▸ Available records:

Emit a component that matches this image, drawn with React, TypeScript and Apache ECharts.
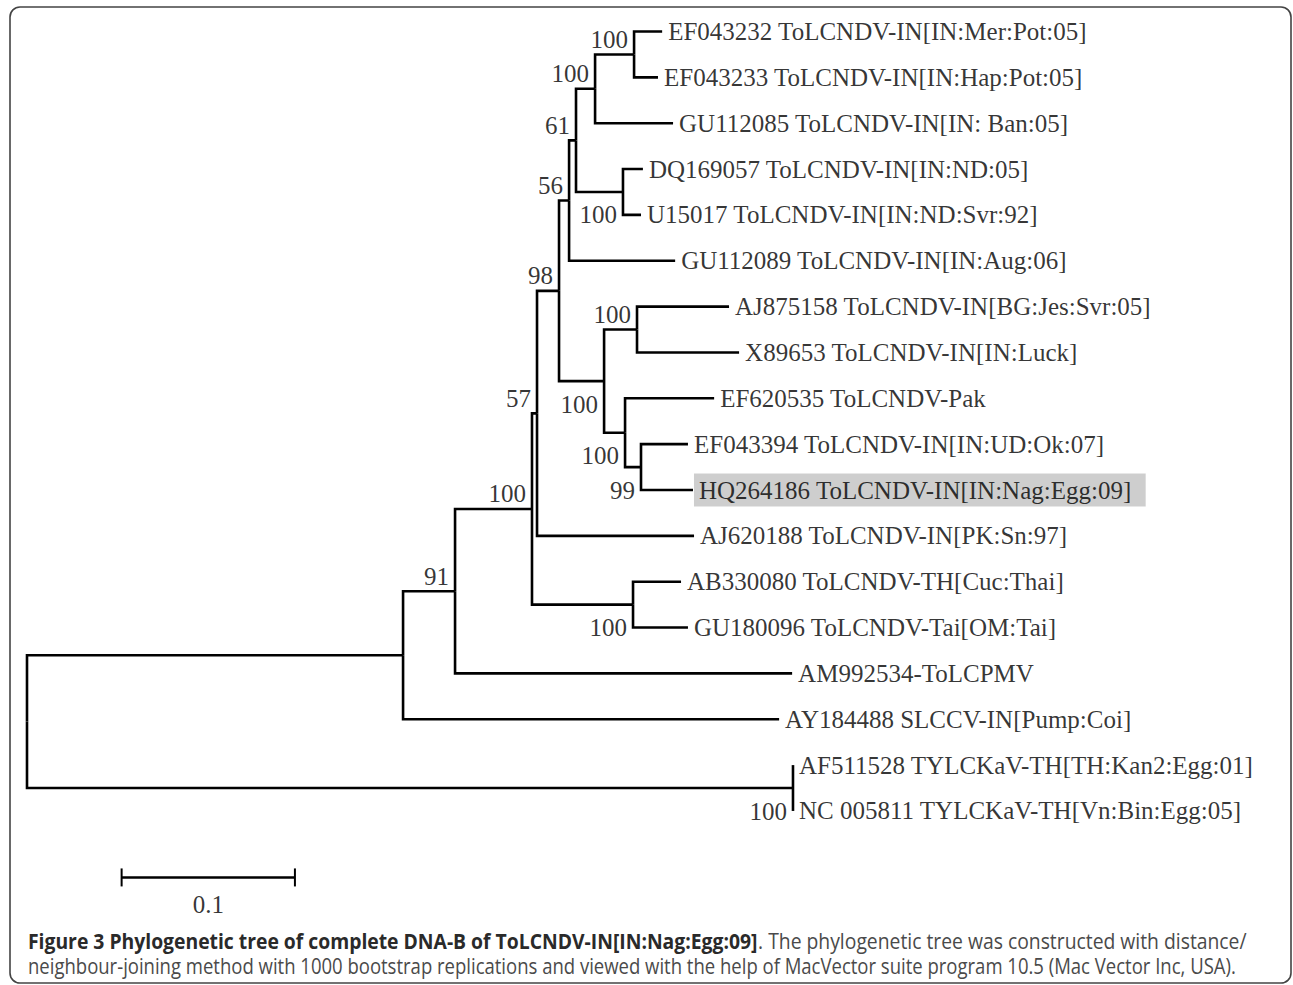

--

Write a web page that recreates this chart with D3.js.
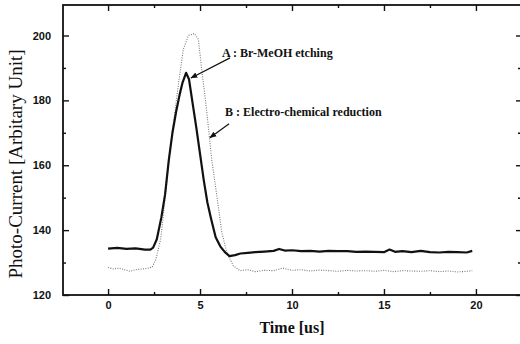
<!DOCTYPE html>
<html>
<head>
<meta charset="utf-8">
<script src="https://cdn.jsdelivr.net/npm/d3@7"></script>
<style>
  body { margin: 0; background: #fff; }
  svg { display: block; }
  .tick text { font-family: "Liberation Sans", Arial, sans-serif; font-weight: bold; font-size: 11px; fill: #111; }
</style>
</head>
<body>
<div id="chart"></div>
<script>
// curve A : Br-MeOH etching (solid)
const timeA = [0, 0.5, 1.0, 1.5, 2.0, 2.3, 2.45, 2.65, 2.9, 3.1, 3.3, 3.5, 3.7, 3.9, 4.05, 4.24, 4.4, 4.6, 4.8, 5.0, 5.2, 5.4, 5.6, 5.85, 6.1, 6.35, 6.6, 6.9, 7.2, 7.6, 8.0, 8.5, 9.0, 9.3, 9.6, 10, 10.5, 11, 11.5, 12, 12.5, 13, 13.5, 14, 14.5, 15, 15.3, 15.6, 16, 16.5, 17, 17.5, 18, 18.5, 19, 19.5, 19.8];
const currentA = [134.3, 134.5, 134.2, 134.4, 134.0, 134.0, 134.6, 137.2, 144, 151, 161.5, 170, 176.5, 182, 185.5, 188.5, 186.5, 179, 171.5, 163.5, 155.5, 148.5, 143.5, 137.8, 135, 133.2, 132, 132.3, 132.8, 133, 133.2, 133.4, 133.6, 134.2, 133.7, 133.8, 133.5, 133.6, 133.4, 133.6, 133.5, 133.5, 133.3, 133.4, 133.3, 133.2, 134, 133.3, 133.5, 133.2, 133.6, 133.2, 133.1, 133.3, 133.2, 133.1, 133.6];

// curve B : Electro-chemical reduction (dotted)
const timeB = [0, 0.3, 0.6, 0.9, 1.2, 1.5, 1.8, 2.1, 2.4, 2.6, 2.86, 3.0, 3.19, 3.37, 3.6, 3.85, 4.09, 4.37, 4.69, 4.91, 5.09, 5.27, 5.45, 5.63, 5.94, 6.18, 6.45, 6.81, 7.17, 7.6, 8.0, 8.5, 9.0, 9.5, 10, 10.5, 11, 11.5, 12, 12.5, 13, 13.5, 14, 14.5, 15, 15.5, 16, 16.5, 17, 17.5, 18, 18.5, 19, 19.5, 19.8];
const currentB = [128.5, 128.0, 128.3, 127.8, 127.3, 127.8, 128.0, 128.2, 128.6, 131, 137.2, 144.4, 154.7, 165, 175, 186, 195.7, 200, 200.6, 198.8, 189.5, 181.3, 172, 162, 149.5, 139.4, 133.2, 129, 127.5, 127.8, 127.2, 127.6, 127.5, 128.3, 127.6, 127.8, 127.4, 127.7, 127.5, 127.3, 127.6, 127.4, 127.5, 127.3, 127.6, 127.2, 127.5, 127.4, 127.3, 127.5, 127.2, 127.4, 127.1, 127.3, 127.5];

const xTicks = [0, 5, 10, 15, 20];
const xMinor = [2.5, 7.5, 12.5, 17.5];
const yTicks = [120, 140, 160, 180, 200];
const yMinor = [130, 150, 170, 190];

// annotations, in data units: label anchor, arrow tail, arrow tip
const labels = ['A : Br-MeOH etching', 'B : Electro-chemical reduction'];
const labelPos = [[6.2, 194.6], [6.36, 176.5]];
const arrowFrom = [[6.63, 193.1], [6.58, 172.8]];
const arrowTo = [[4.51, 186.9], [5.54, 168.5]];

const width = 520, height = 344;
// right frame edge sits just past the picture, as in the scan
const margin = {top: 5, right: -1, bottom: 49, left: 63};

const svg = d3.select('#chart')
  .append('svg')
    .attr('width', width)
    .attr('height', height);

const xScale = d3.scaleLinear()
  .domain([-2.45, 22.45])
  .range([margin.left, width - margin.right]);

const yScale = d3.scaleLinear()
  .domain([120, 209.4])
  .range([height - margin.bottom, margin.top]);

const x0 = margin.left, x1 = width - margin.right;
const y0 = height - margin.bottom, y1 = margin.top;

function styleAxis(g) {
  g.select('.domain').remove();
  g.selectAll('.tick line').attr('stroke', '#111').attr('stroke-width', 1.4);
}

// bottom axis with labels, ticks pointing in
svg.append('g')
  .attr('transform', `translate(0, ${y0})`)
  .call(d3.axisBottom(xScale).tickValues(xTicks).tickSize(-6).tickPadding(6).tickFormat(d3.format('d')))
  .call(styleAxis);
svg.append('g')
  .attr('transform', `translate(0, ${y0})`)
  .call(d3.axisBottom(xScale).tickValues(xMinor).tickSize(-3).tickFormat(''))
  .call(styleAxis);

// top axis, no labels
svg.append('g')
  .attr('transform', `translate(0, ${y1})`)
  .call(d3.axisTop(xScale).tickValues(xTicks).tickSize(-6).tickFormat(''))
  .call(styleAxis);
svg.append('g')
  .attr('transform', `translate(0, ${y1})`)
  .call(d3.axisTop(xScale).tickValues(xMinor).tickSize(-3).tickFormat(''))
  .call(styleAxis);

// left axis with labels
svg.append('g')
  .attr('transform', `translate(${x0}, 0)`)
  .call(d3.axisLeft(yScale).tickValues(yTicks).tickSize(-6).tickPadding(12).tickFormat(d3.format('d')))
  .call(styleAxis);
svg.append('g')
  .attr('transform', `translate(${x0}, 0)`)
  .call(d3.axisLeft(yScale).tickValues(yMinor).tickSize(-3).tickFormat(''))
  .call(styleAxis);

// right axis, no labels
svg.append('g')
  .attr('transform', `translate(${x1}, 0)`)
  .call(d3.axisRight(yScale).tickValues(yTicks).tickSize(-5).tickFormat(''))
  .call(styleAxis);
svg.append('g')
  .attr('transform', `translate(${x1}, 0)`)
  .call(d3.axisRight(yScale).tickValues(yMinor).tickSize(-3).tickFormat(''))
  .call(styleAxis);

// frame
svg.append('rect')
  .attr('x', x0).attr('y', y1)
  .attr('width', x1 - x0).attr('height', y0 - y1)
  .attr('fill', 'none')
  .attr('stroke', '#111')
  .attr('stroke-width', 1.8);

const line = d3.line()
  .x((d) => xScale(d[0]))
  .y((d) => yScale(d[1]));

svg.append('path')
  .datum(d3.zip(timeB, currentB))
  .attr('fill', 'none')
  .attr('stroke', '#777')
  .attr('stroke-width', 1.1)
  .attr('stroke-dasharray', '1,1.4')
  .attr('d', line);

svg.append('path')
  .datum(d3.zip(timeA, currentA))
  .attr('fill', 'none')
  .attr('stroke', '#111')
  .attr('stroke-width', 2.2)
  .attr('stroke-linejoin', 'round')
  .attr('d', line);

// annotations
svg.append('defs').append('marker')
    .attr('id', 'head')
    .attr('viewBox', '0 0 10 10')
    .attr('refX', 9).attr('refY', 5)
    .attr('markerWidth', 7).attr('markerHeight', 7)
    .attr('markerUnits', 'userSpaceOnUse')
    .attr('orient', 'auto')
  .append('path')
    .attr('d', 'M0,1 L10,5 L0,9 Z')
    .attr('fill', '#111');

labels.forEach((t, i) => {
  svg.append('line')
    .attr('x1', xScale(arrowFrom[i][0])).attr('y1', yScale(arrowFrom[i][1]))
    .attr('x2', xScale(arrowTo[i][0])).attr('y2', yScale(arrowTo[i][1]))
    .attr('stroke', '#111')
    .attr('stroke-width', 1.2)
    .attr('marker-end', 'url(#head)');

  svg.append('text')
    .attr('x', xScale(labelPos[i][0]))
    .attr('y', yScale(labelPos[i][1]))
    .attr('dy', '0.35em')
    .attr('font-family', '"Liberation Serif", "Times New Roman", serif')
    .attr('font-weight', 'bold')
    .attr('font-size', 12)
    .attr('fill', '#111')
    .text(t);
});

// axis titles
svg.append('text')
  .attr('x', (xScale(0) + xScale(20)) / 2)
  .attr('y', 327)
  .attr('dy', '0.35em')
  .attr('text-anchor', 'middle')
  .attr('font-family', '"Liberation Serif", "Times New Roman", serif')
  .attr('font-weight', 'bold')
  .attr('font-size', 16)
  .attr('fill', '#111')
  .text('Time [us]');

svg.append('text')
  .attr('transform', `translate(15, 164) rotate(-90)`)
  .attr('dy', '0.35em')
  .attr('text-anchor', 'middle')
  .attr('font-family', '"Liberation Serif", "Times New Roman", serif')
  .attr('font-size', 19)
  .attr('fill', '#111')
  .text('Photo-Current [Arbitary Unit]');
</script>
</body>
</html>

▸ Set problem: The lines you need run from the one containing "Write a web" down to the one containing "127.1, 127.3, 127.5];"; print them exactly, both ends included, and leave out pictures.

▸ Result below:
Write a web page that recreates this chart with D3.js.
<!DOCTYPE html>
<html>
<head>
<meta charset="utf-8">
<script src="https://cdn.jsdelivr.net/npm/d3@7"></script>
<style>
  body { margin: 0; background: #fff; }
  svg { display: block; }
  .tick text { font-family: "Liberation Sans", Arial, sans-serif; font-weight: bold; font-size: 11px; fill: #111; }
</style>
</head>
<body>
<div id="chart"></div>
<script>
// curve A : Br-MeOH etching (solid)
const timeA = [0, 0.5, 1.0, 1.5, 2.0, 2.3, 2.45, 2.65, 2.9, 3.1, 3.3, 3.5, 3.7, 3.9, 4.05, 4.24, 4.4, 4.6, 4.8, 5.0, 5.2, 5.4, 5.6, 5.85, 6.1, 6.35, 6.6, 6.9, 7.2, 7.6, 8.0, 8.5, 9.0, 9.3, 9.6, 10, 10.5, 11, 11.5, 12, 12.5, 13, 13.5, 14, 14.5, 15, 15.3, 15.6, 16, 16.5, 17, 17.5, 18, 18.5, 19, 19.5, 19.8];
const currentA = [134.3, 134.5, 134.2, 134.4, 134.0, 134.0, 134.6, 137.2, 144, 151, 161.5, 170, 176.5, 182, 185.5, 188.5, 186.5, 179, 171.5, 163.5, 155.5, 148.5, 143.5, 137.8, 135, 133.2, 132, 132.3, 132.8, 133, 133.2, 133.4, 133.6, 134.2, 133.7, 133.8, 133.5, 133.6, 133.4, 133.6, 133.5, 133.5, 133.3, 133.4, 133.3, 133.2, 134, 133.3, 133.5, 133.2, 133.6, 133.2, 133.1, 133.3, 133.2, 133.1, 133.6];

// curve B : Electro-chemical reduction (dotted)
const timeB = [0, 0.3, 0.6, 0.9, 1.2, 1.5, 1.8, 2.1, 2.4, 2.6, 2.86, 3.0, 3.19, 3.37, 3.6, 3.85, 4.09, 4.37, 4.69, 4.91, 5.09, 5.27, 5.45, 5.63, 5.94, 6.18, 6.45, 6.81, 7.17, 7.6, 8.0, 8.5, 9.0, 9.5, 10, 10.5, 11, 11.5, 12, 12.5, 13, 13.5, 14, 14.5, 15, 15.5, 16, 16.5, 17, 17.5, 18, 18.5, 19, 19.5, 19.8];
const currentB = [128.5, 128.0, 128.3, 127.8, 127.3, 127.8, 128.0, 128.2, 128.6, 131, 137.2, 144.4, 154.7, 165, 175, 186, 195.7, 200, 200.6, 198.8, 189.5, 181.3, 172, 162, 149.5, 139.4, 133.2, 129, 127.5, 127.8, 127.2, 127.6, 127.5, 128.3, 127.6, 127.8, 127.4, 127.7, 127.5, 127.3, 127.6, 127.4, 127.5, 127.3, 127.6, 127.2, 127.5, 127.4, 127.3, 127.5, 127.2, 127.4, 127.1, 127.3, 127.5];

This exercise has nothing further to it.